Task objective: In the listing that follows, how many lines contain the string "code"? Provide only the number.

Records:
## START

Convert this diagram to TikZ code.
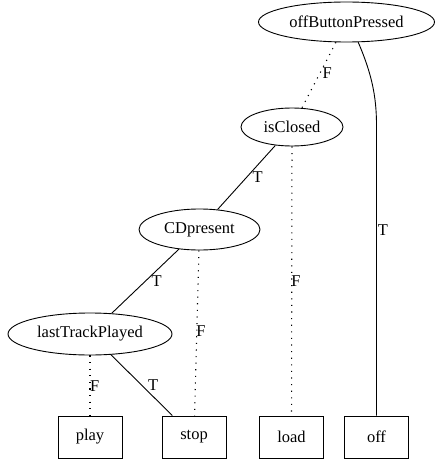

## END
## START

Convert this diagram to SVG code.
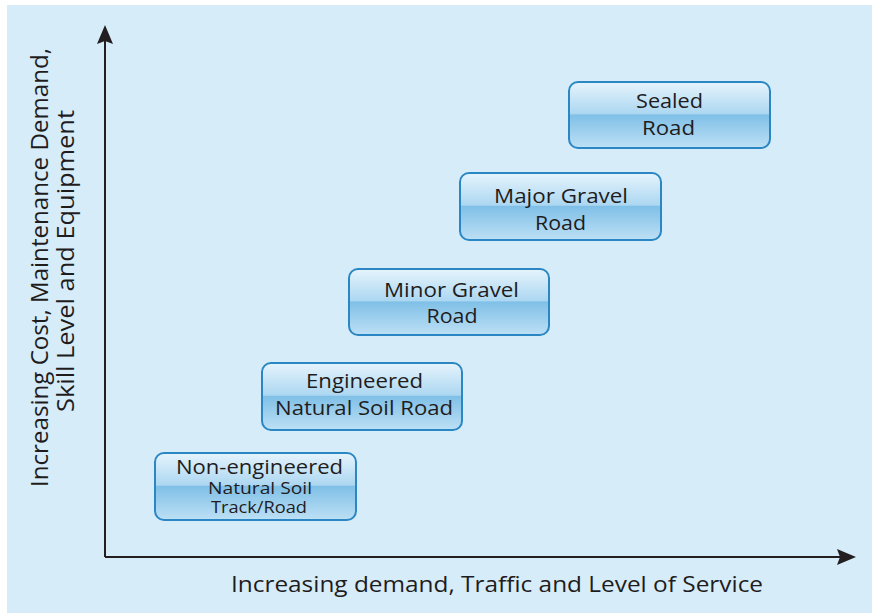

## END
## START

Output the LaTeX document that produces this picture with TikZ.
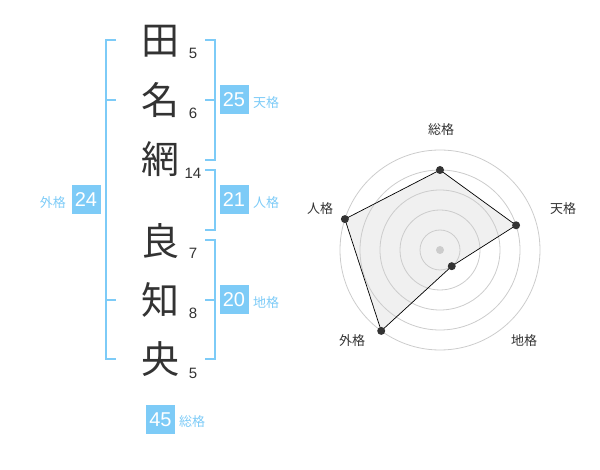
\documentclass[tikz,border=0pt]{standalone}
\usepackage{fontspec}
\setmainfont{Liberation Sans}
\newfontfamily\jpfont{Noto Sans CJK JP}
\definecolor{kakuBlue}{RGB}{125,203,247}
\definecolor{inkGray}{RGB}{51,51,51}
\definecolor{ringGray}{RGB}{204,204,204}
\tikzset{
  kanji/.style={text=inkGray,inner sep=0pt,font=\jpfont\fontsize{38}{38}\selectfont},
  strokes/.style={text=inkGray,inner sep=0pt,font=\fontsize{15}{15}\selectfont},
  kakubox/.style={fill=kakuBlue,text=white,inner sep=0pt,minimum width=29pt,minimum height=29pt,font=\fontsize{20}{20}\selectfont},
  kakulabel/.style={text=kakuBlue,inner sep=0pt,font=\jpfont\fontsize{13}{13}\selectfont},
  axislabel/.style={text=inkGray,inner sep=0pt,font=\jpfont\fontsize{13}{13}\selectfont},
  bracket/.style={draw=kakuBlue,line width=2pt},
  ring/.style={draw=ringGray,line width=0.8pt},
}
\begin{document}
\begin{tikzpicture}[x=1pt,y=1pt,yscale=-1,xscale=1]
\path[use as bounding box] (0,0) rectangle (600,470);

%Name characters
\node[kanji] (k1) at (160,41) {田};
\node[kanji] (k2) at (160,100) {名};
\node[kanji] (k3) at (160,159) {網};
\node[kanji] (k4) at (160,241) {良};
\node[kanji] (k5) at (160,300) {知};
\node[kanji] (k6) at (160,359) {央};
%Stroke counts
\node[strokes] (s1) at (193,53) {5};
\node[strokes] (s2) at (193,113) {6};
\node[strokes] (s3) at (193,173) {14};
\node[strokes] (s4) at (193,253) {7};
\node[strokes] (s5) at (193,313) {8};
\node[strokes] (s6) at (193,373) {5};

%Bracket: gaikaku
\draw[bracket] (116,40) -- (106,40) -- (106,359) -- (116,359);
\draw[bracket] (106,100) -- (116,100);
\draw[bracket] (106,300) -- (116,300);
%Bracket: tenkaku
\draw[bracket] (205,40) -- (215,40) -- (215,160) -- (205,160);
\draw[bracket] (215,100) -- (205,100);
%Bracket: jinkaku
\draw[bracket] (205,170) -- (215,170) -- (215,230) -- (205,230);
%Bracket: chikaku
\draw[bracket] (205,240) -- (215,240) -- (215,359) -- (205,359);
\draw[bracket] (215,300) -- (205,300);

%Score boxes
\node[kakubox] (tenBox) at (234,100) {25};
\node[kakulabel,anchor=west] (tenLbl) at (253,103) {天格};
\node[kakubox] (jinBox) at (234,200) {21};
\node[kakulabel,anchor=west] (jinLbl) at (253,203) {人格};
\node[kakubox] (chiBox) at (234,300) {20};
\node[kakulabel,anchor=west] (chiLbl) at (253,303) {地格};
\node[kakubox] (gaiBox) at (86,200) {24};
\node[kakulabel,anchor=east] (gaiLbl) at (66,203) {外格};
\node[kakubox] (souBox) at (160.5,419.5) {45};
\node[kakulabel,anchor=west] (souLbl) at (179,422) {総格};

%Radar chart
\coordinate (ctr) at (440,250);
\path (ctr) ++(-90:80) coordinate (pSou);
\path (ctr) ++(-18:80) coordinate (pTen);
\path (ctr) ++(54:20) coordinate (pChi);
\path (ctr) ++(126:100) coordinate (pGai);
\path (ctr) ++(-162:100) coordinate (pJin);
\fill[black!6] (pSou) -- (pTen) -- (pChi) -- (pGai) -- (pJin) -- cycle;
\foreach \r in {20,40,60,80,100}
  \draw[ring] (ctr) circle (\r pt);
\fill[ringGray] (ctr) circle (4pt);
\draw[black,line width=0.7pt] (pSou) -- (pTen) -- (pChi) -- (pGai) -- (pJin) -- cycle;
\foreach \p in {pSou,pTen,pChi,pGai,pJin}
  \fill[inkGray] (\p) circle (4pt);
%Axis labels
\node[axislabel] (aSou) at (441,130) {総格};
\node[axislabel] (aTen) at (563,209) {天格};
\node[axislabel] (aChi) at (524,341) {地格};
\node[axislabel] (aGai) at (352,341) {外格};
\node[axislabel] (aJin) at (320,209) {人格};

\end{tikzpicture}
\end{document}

## END

The solution: 2